When farmers marched on Delhi this year, elements in the BJP were quick to brand them “Khalistani terrorists”. Farmers speaking English were held suspect. But if they were really to be considered anti-national, the farmers had to be linked to the citizenship protests. A popular conspiracy theory suggested an elderly lady in Punjab was really Bilkis Bano, who became the star of Shaheen Bagh and was now allegedly protesting for a fee. Some suggested that the Sikh farmers were really Muslims in disguise. The BJP’s IT cell chief Amit Malviya put up manipulated videos of the protests on Twitter.
Farmers marching into Delhi were greeted with water cannons and lathis. The Haryana police force, taking its cue from the Centre, dug trenches to prevent them from entering the capital. But a special kind of violence was reserved for the anti-CAA protestors last year. The Delhi police ransacked campuses and thrashed students. In BJP-ruled states like Uttar Pradesh, Assam and Karnataka, protestors were met with bullets.
Talks and crackdowns
After the initial backlash to the farmers’ protest, however, the government spoke a different language. For a while, it tried to insist they were misguided by vested political interests. But then it relented even further. While the rumour mills on social media are allowed to keep working, the Centre has invited farmers for talks and is open to negotiation on farm laws. Farmers, for their part, have called a nationwide strike and demanded a special session of Parliament to repeal the laws.
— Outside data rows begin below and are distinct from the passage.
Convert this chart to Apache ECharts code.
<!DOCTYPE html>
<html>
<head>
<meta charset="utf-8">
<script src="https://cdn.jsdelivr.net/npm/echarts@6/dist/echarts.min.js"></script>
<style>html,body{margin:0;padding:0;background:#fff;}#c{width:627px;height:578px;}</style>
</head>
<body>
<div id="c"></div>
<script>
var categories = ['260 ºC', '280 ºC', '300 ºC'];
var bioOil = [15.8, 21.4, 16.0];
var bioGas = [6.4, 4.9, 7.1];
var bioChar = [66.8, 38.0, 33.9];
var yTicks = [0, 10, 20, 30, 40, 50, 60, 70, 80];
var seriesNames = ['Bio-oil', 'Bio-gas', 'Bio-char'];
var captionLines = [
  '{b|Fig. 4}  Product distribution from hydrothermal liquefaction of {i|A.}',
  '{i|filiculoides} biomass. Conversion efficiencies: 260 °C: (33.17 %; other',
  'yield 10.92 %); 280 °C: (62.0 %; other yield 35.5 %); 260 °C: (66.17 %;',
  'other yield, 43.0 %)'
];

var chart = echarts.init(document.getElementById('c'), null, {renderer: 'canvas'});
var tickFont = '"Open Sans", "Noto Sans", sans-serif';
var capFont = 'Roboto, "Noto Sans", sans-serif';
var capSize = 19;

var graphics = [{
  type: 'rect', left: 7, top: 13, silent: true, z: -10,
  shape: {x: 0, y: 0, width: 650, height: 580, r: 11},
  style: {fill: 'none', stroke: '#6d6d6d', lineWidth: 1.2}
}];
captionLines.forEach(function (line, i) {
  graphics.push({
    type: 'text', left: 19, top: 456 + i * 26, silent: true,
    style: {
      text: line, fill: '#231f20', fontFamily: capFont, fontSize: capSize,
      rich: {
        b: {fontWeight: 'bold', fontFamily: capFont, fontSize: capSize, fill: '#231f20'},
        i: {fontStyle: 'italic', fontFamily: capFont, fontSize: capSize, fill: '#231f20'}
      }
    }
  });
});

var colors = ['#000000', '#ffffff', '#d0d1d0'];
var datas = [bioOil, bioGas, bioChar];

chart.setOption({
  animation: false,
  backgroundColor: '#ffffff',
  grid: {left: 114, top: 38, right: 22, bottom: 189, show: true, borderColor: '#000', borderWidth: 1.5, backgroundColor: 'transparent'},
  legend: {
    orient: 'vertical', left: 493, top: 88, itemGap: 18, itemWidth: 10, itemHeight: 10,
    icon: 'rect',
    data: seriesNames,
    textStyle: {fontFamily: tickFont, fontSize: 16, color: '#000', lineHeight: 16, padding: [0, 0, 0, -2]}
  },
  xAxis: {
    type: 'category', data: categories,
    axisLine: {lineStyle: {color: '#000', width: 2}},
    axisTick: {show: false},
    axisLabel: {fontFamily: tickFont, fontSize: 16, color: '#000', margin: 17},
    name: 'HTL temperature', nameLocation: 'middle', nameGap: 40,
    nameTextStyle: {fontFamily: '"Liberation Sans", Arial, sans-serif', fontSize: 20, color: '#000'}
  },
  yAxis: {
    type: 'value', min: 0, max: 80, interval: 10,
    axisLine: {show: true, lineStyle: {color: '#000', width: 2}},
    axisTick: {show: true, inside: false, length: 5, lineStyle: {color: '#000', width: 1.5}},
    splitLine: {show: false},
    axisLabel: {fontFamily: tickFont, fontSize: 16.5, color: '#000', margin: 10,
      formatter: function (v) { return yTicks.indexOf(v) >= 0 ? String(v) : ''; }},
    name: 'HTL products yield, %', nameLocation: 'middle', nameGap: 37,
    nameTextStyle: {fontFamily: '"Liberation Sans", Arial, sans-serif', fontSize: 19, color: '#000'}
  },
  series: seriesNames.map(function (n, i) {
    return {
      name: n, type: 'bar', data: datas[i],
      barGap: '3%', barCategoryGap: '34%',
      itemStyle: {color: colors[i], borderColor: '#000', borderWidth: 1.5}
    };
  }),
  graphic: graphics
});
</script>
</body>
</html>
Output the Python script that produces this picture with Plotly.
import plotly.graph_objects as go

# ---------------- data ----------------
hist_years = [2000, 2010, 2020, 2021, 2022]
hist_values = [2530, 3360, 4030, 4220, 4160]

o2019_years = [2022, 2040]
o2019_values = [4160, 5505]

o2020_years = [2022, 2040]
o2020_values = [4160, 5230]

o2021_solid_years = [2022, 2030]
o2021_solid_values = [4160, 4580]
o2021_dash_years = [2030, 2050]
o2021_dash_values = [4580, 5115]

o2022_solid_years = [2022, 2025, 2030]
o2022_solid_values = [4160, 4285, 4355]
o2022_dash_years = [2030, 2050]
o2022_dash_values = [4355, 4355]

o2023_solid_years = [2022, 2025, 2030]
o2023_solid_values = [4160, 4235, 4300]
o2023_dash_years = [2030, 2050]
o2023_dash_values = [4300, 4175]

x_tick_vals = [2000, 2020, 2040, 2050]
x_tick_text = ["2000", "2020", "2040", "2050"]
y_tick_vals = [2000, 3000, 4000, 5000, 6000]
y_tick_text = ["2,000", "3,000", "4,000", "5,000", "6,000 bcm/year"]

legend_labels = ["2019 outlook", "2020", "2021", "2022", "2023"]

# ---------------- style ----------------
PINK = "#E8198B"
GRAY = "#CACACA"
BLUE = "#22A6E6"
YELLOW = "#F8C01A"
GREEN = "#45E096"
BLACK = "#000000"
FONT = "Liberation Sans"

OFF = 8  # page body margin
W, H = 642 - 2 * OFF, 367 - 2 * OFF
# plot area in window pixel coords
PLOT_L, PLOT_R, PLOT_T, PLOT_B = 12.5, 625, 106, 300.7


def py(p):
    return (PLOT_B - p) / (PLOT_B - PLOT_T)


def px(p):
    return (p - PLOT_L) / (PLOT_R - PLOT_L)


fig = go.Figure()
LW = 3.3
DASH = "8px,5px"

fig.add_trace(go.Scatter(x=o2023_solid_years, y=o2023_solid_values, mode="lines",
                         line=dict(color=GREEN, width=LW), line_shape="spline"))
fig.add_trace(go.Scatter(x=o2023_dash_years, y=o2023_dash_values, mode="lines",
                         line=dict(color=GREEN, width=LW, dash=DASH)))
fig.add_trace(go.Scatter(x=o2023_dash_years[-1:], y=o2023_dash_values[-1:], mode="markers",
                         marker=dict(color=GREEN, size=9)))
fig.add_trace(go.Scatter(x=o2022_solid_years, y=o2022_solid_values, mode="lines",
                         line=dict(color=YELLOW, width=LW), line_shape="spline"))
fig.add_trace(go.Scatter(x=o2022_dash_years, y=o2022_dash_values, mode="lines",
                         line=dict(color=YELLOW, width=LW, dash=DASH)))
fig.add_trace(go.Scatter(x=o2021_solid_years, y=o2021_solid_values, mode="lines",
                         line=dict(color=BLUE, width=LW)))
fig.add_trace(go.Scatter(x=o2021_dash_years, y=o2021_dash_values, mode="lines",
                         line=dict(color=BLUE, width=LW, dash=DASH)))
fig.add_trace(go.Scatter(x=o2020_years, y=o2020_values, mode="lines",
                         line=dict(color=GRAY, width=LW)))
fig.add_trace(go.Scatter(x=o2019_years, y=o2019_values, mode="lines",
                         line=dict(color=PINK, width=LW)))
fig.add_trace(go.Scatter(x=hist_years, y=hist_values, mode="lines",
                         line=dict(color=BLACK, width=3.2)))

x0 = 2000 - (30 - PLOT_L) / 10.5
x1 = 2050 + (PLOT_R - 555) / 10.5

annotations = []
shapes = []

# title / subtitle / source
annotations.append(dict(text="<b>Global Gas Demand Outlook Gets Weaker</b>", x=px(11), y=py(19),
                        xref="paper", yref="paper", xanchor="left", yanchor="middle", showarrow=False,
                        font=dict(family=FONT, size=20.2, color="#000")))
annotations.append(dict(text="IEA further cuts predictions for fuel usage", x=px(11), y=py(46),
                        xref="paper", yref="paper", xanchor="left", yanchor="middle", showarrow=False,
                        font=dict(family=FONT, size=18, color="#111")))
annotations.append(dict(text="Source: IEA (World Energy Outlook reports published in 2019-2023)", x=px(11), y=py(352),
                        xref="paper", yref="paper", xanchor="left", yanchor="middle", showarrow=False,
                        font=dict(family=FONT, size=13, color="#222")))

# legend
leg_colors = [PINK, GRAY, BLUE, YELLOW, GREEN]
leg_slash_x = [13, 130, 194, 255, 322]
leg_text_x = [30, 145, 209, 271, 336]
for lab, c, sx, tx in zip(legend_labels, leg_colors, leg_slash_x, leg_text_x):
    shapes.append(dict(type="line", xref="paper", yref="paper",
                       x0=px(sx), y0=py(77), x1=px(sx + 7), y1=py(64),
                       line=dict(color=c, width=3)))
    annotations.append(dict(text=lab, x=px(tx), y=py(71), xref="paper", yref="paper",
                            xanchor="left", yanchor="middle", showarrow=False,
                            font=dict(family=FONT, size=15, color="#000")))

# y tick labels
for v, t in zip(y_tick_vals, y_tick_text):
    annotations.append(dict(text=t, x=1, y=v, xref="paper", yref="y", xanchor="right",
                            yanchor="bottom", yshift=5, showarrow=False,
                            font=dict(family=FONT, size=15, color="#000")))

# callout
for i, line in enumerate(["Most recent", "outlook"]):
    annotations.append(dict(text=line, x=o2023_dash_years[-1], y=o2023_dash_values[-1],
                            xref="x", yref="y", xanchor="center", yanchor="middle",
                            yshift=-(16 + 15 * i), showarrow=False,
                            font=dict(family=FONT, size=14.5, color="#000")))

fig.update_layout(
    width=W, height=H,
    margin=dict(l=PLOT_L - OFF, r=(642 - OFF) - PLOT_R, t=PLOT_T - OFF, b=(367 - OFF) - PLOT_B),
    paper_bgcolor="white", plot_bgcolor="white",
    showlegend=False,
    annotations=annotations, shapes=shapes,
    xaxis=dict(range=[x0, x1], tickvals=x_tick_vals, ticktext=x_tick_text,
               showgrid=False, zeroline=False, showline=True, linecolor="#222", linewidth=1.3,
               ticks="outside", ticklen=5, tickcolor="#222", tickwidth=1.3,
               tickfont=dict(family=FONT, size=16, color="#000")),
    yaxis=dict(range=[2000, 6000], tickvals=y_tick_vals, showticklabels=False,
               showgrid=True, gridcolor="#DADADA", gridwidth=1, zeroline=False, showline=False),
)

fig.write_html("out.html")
The citizenship protests played out very differently. Like farmers this year, most protestors took pains to speak a Constitutional language. Protest spaces like Shaheen Bagh sprang up across the country. The tricolour was held up and the preamble to the Constitution read out. It did not matter.
The government and security agencies responded with violence, mass arrests, interrogations and conspiracy charges. In Delhi, the protests mostly ended with the communal violence in February, where over 50 people were killed, a majority of them Muslim. Shaheen Bagh held out a bit longer but was forced to wind up with the pandemic lockdown in March.
Citizens and subjects
The difference is determined by both the substance of the protests and the protestors. Farm laws may be up for discussion but the CAA is not. It is part of a longer civilisational battle to redefine secular India as a Hindu nation.
So far, the CAA has largely been a symbolic gesture – a year after passing the law, the government is yet to notify the rules and it is not clear how many people will be able to prove both religious identity and religious persecution in neighbouring countries to gain citizenship. But it is a nod to the annals of Hindutva, where India is a natural home for Hindus, a Hindu society which must close its ranks against the Muslim other.
In doing so, the Centre signals that Muslims in India exist in a state of exception, where they may no longer take their rights as citizens for granted or make demands of their government. Even farmers gathering at the edge of the capital today recognise their “privilege” to protest. Sikh men carrying kirpans, or daggers, may be let into the arena of democratic protest, albeit with some reluctance. Muslim women braving the winter cold with their children may not.